• GIVEN MATERIAL:
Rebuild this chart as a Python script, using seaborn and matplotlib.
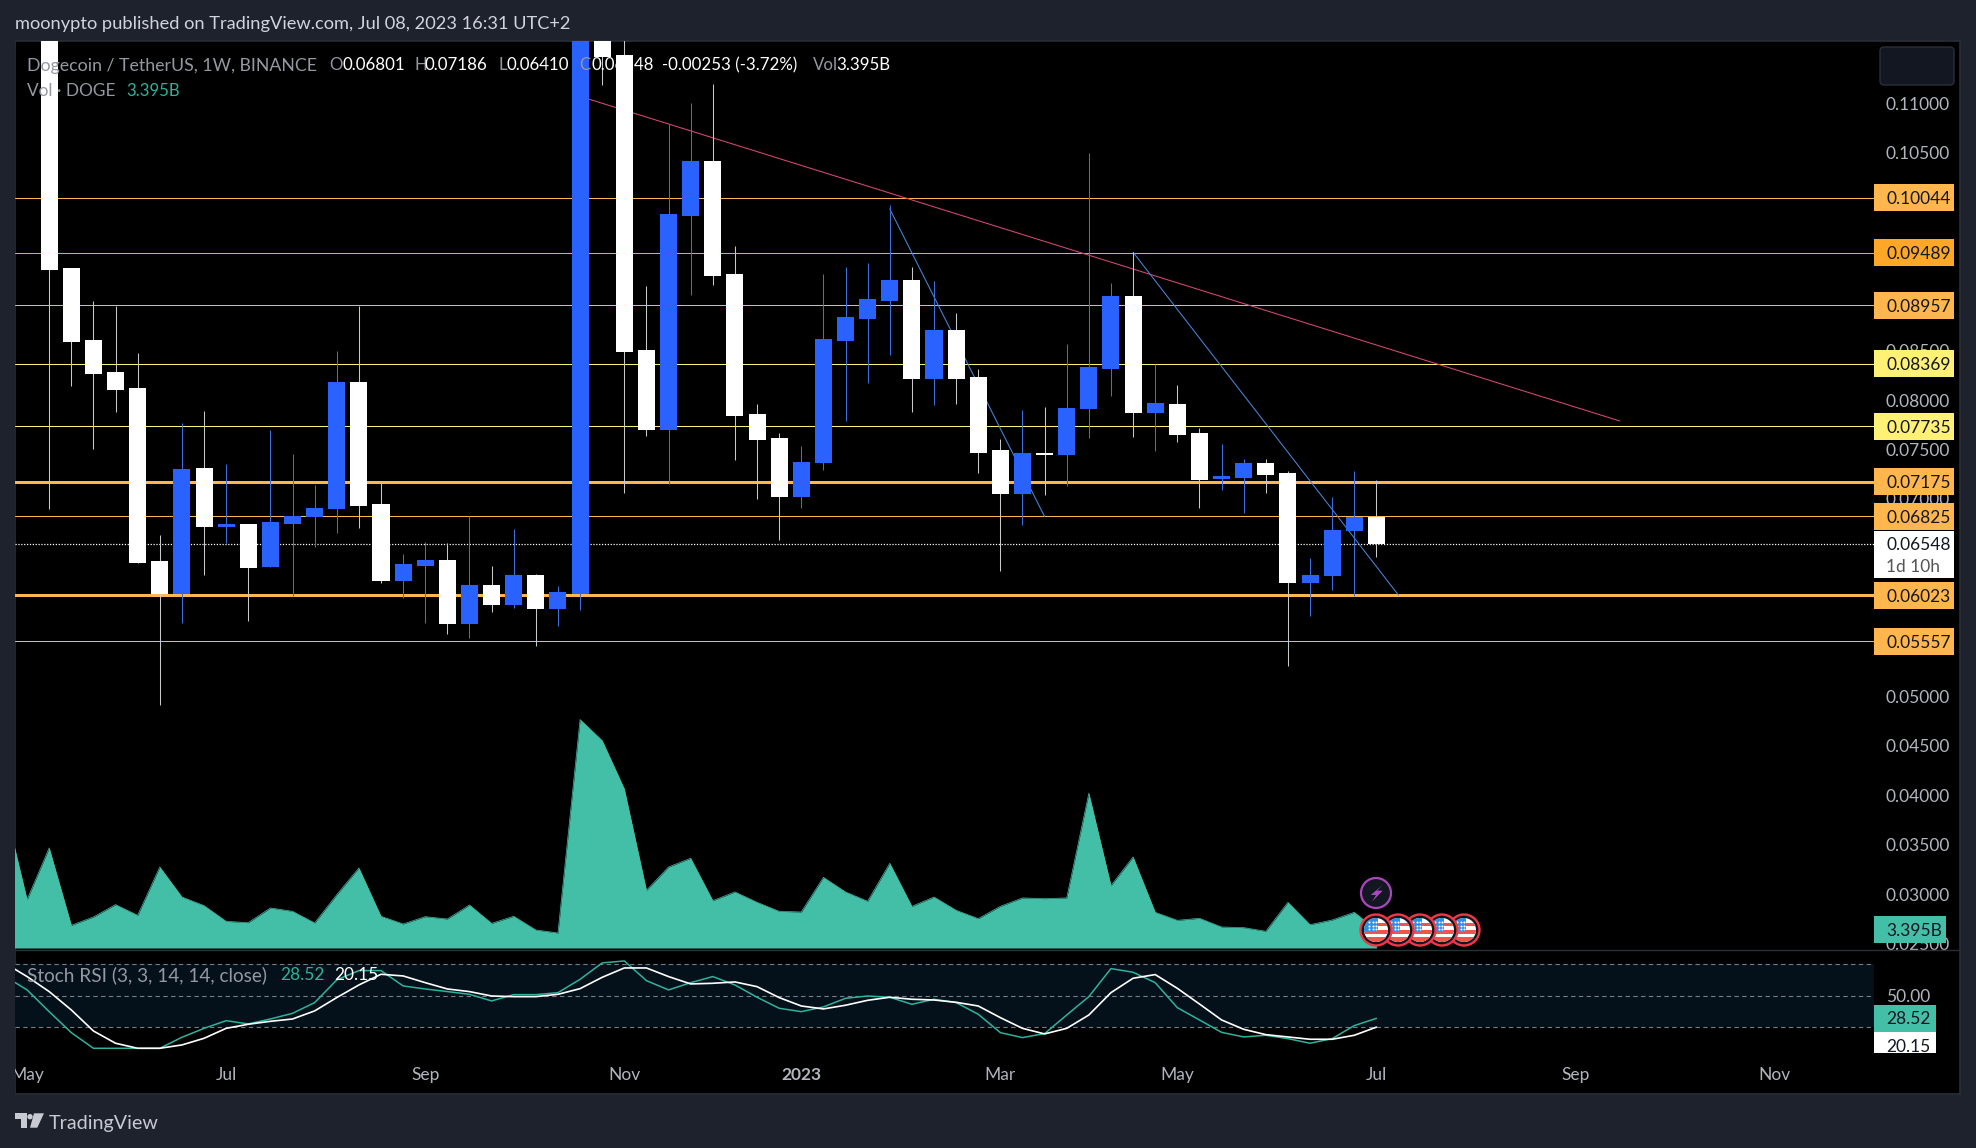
import numpy as np
import pandas as pd
import matplotlib
matplotlib.use("Agg")
import matplotlib.pyplot as plt
import seaborn as sns
from matplotlib.patches import Rectangle, Circle, Polygon, FancyBboxPatch

# ---------- data ----------
opens = [0.12500,0.09323,0.08592,0.08271,0.08113,0.06360,0.06035,0.07300,0.06717,0.06735,0.06306,0.06749,0.06813,0.06893,0.08172,0.06939,0.06171,0.06324,0.06365,0.05737,0.06112,0.05927,0.06220,0.05886,0.06035,0.14000,0.11482,0.08497,0.07697,0.09865,0.10403,0.09265,0.07847,0.07603,0.07020,0.07359,0.08596,0.08822,0.09003,0.09201,0.08212,0.08696,0.08217,0.07485,0.07051,0.07454,0.07440,0.07906,0.08316,0.09044,0.07869,0.07946,0.07657,0.07201,0.07214,0.07350,0.07250,0.06148,0.06216,0.06672,0.06801]
closes = [0.09314,0.08587,0.08262,0.08099,0.06351,0.06035,0.07295,0.06717,0.06735,0.06302,0.06749,0.06817,0.06898,0.08172,0.06930,0.06171,0.06324,0.06365,0.05733,0.06112,0.05927,0.06216,0.05886,0.06044,0.14000,0.11469,0.08488,0.07697,0.09865,0.10403,0.09256,0.07837,0.07594,0.07020,0.07359,0.08601,0.08827,0.09007,0.09201,0.08212,0.08696,0.08212,0.07463,0.07047,0.07449,0.07440,0.07910,0.08321,0.09039,0.07869,0.07955,0.07648,0.07187,0.07223,0.07350,0.07241,0.06148,0.06216,0.06672,0.06801,0.06548]
highs = [0.13000,0.09323,0.09003,0.08953,0.08474,0.06636,0.07765,0.07887,0.07350,0.06735,0.07697,0.07454,0.07142,0.08497,0.08953,0.07183,0.06446,0.06559,0.06550,0.06830,0.06320,0.06695,0.06243,0.06117,0.15000,0.14500,0.12000,0.09152,0.10796,0.11004,0.11198,0.09558,0.07959,0.07666,0.07539,0.09274,0.09346,0.09382,0.09969,0.09346,0.09201,0.08885,0.08312,0.07607,0.07901,0.07928,0.08565,0.10498,0.09183,0.09495,0.08366,0.08154,0.07720,0.07553,0.07404,0.07404,0.07277,0.06401,0.07020,0.07282,0.07186]
lows = [0.06898,0.08140,0.07503,0.07883,0.06351,0.04915,0.05742,0.06229,0.06555,0.05760,0.06306,0.06022,0.06514,0.06654,0.06704,0.06148,0.05995,0.05742,0.05633,0.05597,0.05859,0.05891,0.05516,0.05715,0.05877,0.11189,0.07061,0.07634,0.07146,0.09061,0.09165,0.07395,0.06997,0.06582,0.06907,0.07295,0.07788,0.08172,0.08456,0.07883,0.07946,0.07959,0.07259,0.06266,0.06740,0.07043,0.07133,0.07612,0.08041,0.07630,0.07485,0.07575,0.06907,0.07088,0.06862,0.07061,0.05308,0.05814,0.06076,0.06022,0.06410]
# volume in billions, from two weeks before the first candle
volume_b = [26.5,9.12,18.87,4.28,5.85,8.18,6.16,15.28,9.62,7.99,5.03,4.78,7.55,6.92,4.72,10.06,15.1,5.98,4.53,5.91,5.47,8.11,4.65,5.98,3.40,2.83,43.09,39.12,30.0,10.88,15.28,16.92,8.93,10.57,8.62,6.92,6.79,13.33,10.57,8.81,15.98,7.86,9.62,7.11,5.54,7.86,9.44,9.31,9.44,29.19,11.76,17.17,6.73,5.22,5.6,3.96,3.84,3.15,8.62,4.40,5.28,6.73,3.395]
stoch_k = [68.6,55.6,34.9,14.9,0,0,0,0,10.5,19.0,26.3,23.2,27.9,33.3,43.5,65.1,74.0,74.0,59.4,56.5,54.0,51.4,45.1,51.1,51.1,53.0,65.7,81.3,83.2,64.4,55.6,62.5,68.3,60.3,48.6,38.1,34.9,39.4,47.6,49.8,48.6,41.9,46.7,43.5,32.4,14.9,10.2,14.0,31.7,49.2,75.9,72.4,62.5,38.7,27.0,15.2,10.8,12.4,9.2,4.8,9.2,21.6,28.52]
stoch_d = [81.0,68.3,54.0,36.5,16.5,4.8,0,0,3.2,9.5,19.0,22.9,25.7,27.9,35.6,48.3,60.3,70.5,68.9,62.5,56.5,54.0,49.8,49.2,49.2,51.4,56.8,67.6,76.5,76.5,68.3,61.3,61.9,63.2,58.7,48.3,40.3,37.5,41.0,45.7,48.6,46.7,46.0,43.8,40.3,29.2,19.0,13.7,19.0,31.7,53.0,66.7,70.2,57.1,42.2,27.0,18.1,13.0,10.8,8.6,8.6,12.4,20.15]
level_prices = [0.10044,0.09489,0.08957,0.08369,0.07735,0.07175,0.06825,0.06023,0.05557]
level_labels = ["0.10044","0.09489","0.08957","0.08369","0.07735","0.07175","0.06825","0.06023","0.05557"]
level_colors = ["#ffb74d","#ffa726","#ffb74d","#fff176","#fff176","#ffb74d","#ffb74d","#ffb74d","#ffb74d"]
level_widths = [1,1,1,1,1,3,1,3,1]
price_ticks = [0.11,0.105,0.085,0.08,0.075,0.07,0.05,0.045,0.04,0.035,0.03,0.025]
last_price = 0.06548
time_pos = [-1,8,17,26,34,43,51,60,69,78]
time_labels = ["May","Jul","Sep","Nov","2023","Mar","May","Jul","Sep","Nov"]
pink_i, pink_p = [24.4,71.0],[0.11044,0.07788]
blue1_i, blue1_p = [38,45],[0.09933,0.06821]
blue2_i, blue2_p = [49,61],[0.09495,0.06026]

# ---------- style ----------
FRAME="#1e222d"; GRID="#2a2e39"; BLUE="#2962ff"; TEAL="#43bfa8"; AXIS="#b2b5be"; MUTED="#9598a1"
sns.set_theme(style="dark")
FONT=["Lato","DejaVu Sans"]
plt.rcParams["font.family"]=FONT
W,H=1976,1148
fig=plt.figure(figsize=(W/100,H/100),dpi=100,facecolor=FRAME)
def box(l,t,r,b): return [l/W,1-b/H,(r-l)/W,(b-t)/H]
bg=Rectangle((15/W,1-1094/H),1945/W,1053/H,transform=fig.transFigure,facecolor="black",edgecolor=GRID,linewidth=1.2,zorder=-5)
fig.patches.append(bg)

XMIN=(15-49.2)/22.12; XMAX=(1874-49.2)/22.12
candle_idx=np.arange(len(opens))
ind_idx=np.arange(-2,len(opens))

# volume pane
axv=fig.add_axes(box(15,41,1874,950),facecolor="none")
vol_df=pd.DataFrame({"i":ind_idx,"v":volume_b})
axv.fill_between(vol_df["i"],vol_df["v"],0,color=TEAL,linewidth=0)
sns.lineplot(data=vol_df,x="i",y="v",ax=axv,color=TEAL,linewidth=0.5,legend=False)
axv.set_xlim(XMIN,XMAX); axv.set_ylim(-2/5.302,907/5.302); axv.axis("off")

# price pane
ax=fig.add_axes(box(15,41,1874,950),facecolor="none")
ax.set_xlim(XMIN,XMAX); ax.set_ylim(0.02436,0.11632)
for p,c_,w in zip(level_prices,level_colors,level_widths):
    ax.axhline(p,color=c_,linewidth=w*0.72,zorder=1)
ax.axhline(last_price,color="white",linewidth=0.9,linestyle=(0,(1,1.3)),zorder=1)
ax.plot(pink_i,pink_p,color="#d8487a",linewidth=0.75,zorder=1.5)
ax.plot(blue1_i,blue1_p,color="#4a86d8",linewidth=0.75,zorder=1.5)
ax.plot(blue2_i,blue2_p,color="#4a86d8",linewidth=0.75,zorder=1.5)
o=np.array(opens);c=np.array(closes);hi=np.array(highs);lo=np.array(lows)
colors=np.where(c>o,BLUE,"#ffffff")
wick=np.where(c>o,"#3a6fe0","#c9c9c9")
ax.vlines(candle_idx,lo,hi,colors=list(wick),linewidth=0.75,zorder=2)
ax.bar(candle_idx,np.abs(c-o)+0.00012,bottom=np.minimum(o,c),width=0.77,color=list(colors),linewidth=0,zorder=3)
ax.yaxis.tick_right()
ax.set_yticks(price_ticks)
ax.set_yticklabels([f"{t:.5f}" for t in price_ticks],color=AXIS,fontsize=12.5,ha="left")
ax.tick_params(axis="y",length=0,pad=8.6)
ax.set_xticks([]); ax.grid(False)
for s in ax.spines.values(): s.set_visible(False)

# stochastic pane
axs=fig.add_axes(box(15,952,1874,1053),facecolor="none")
axs.axhspan(20,80,color="#04111b",linewidth=0,zorder=0)
for lv in (80,50,20):
    axs.axhline(lv,color="#787b86",linewidth=0.8,linestyle=(0,(4,3)),zorder=1)
sto=pd.DataFrame({"i":ind_idx,"k":stoch_k,"d":stoch_d})
sns.lineplot(data=sto,x="i",y="k",ax=axs,color="#2db39c",linewidth=1.1,legend=False,zorder=2)
sns.lineplot(data=sto,x="i",y="d",ax=axs,color="white",linewidth=1.2,legend=False,zorder=3)
axs.set_xlim(XMIN,XMAX); axs.set_ylim(-4.48,91.7)
axs.yaxis.tick_right(); axs.set_yticks([50]); axs.set_yticklabels(["50.00"],color=AXIS,fontsize=12.5,ha="left")
axs.tick_params(axis="y",length=0,pad=8.6)
axs.set_xticks(time_pos); axs.set_xticklabels(time_labels,color=AXIS,fontsize=12.5)
axs.tick_params(axis="x",length=0,pad=10.3)
axs.set_xlabel("");axs.set_ylabel("");axs.grid(False)
for s in axs.spines.values(): s.set_visible(False)
for t in axs.get_xticklabels():
    if t.get_text()=="2023": t.set_fontweight("bold")

# overlay in pixel coordinates
ov=fig.add_axes([0,0,1,1],facecolor="none")
ov.set_xlim(0,W); ov.set_ylim(H,0); ov.axis("off")
ov.add_patch(Rectangle((0,0),14.5,H,facecolor=FRAME,linewidth=0,zorder=1))
ov.plot([15,1960],[950,950],color=GRID,linewidth=1,zorder=1)
def T(x,y,s,color=AXIS,size=12.5,**kw):
    return ov.text(x,y,s,color=color,fontsize=size,va="center_baseline",ha=kw.pop("ha","left"),zorder=kw.pop("zorder",8),**kw)
T(15,23,"moonypto published on TradingView.com, Jul 08, 2023 16:31 UTC+2",color="#d1d4dc",size=13.15)
T(27,64,"Dogecoin / TetherUS, 1W, BINANCE",color=MUTED,size=12.75)
for x,s,col in [(329,"O",MUTED),(342,"0.06801","white"),
                (414,"H",MUTED),(424,"0.07186","white"),(498,"L",MUTED),(506,"0.06410","white"),
                (579,"C",MUTED),(591,"0.06548","white"),(662,"-0.00253 (-3.72%)","white"),
                (813,"Vol",MUTED),(836,"3.395B","white")]:
    T(x,64,s,color=col,size=12.2)
T(27,90,"Vol · DOGE",color=MUTED,size=12.4); T(126,90,"3.395B",color="#2db39c",size=12.1)
T(27,974,"Stoch RSI (3, 3, 14, 14, close)",color=MUTED,size=13.7)
T(280,974,"28.52",color="#2db39c",size=12.5); T(334,974,"20.15",color="white",size=12.5)

ov.add_patch(FancyBboxPatch((1884,51),66,30,boxstyle="round,pad=4",facecolor="#131722",edgecolor=GRID,linewidth=1,zorder=4))
# price labels follow the price scale
def px(p): return ov.transData.inverted().transform(ax.transData.transform((0,p)))[1]
for p,lab,col in zip(level_prices,level_labels,level_colors):
    y=px(p)
    ov.add_patch(Rectangle((1874,y-13.5),80,27,facecolor=col,linewidth=0,zorder=6))
    T(1886,y,lab,color="#131722")
y=px(last_price)
ov.add_patch(Rectangle((1874,y-13),80,47,facecolor="white",linewidth=0,zorder=6))
T(1886,y,f"{last_price:.5f}",color="#131722"); T(1886,y+22,"1d 10h",color="#555555")
ov.add_patch(Rectangle((1874,916),72,27,facecolor=TEAL,linewidth=0,zorder=6)); T(1886,930,"3.395B",color="#131722")
ov.add_patch(Rectangle((1874,1005),62,26.5,facecolor=TEAL,linewidth=0,zorder=6)); T(1886,1018,"28.52",color="#131722")
ov.add_patch(Rectangle((1874,1031.5),62,21.5,facecolor="white",linewidth=0,zorder=6)); T(1886,1045,"20.15",color="#131722")

# bolt
ov.add_patch(Circle((1376,893),15,facecolor="#131722",edgecolor="#ab47bc",linewidth=1.6,zorder=5))
ov.add_patch(Polygon([(1382.7,885),(1370.7,895),(1376,895),(1372,901.7),(1382.7,890.7),(1377,890.7)],closed=True,facecolor="#ab47bc",linewidth=0,zorder=5.1))
# flags, left one on top
for n,cx in enumerate([1464,1442,1420,1398,1376]):
    z=5+n*0.1
    cy=930
    ov.add_patch(Circle((cx,cy),15.5,facecolor="#131722",edgecolor="#f23645",linewidth=1.7,zorder=z))
    clip=Circle((cx,cy),12,transform=ov.transData)
    for yy,hh,cc in [(-12,24,"#ffffff"),(-7.3,3.6,"#f0544f"),(0,3.7,"#f0544f"),(7.3,5,"#f0544f")]:
        r=ov.add_patch(Rectangle((cx-12,cy+yy),24,hh,facecolor=cc,linewidth=0,zorder=z+0.01)); r.set_clip_path(clip)
    r=ov.add_patch(Rectangle((cx-12,cy-12),13.7,12.7,facecolor="#2f8fe8",linewidth=0,zorder=z+0.02)); r.set_clip_path(clip)
    xs=[cx+d for d in (-7.5,-3.5,0.0)]*3
    ys=[cy+d for d in (-8,-4.5,-1) for _ in range(3)]
    ov.scatter(xs,ys,s=2.2,color="white",linewidths=0,zorder=z+0.03,clip_path=clip)

# logo
lg="#c8cad3"
ov.add_patch(Polygon([(15,1113.3),(26.7,1113.3),(26.7,1127.7),(20.7,1127.7),(20.7,1119),(15,1119)],facecolor=lg,linewidth=0,zorder=8))
ov.add_patch(Circle((30,1116.7),2.7,facecolor=lg,linewidth=0,zorder=8))
ov.add_patch(Polygon([(34,1113.3),(44,1113.3),(37.3,1127.7),(30,1127.7)],facecolor=lg,linewidth=0,zorder=8))
T(49,1122,"TradingView",color=lg,size=14.2)

fig.savefig("out.png",dpi=100,facecolor=FRAME)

• REQUIREMENT: Repeat the lines exactly as they stand, from the opening line of the data through the line with "from matplotlib.patches import". Pictures stay out of the copy.

• PROBLEM SOLUTION:
Rebuild this chart as a Python script, using seaborn and matplotlib.
import numpy as np
import pandas as pd
import matplotlib
matplotlib.use("Agg")
import matplotlib.pyplot as plt
import seaborn as sns
from matplotlib.patches import Rectangle, Circle, Polygon, FancyBboxPatch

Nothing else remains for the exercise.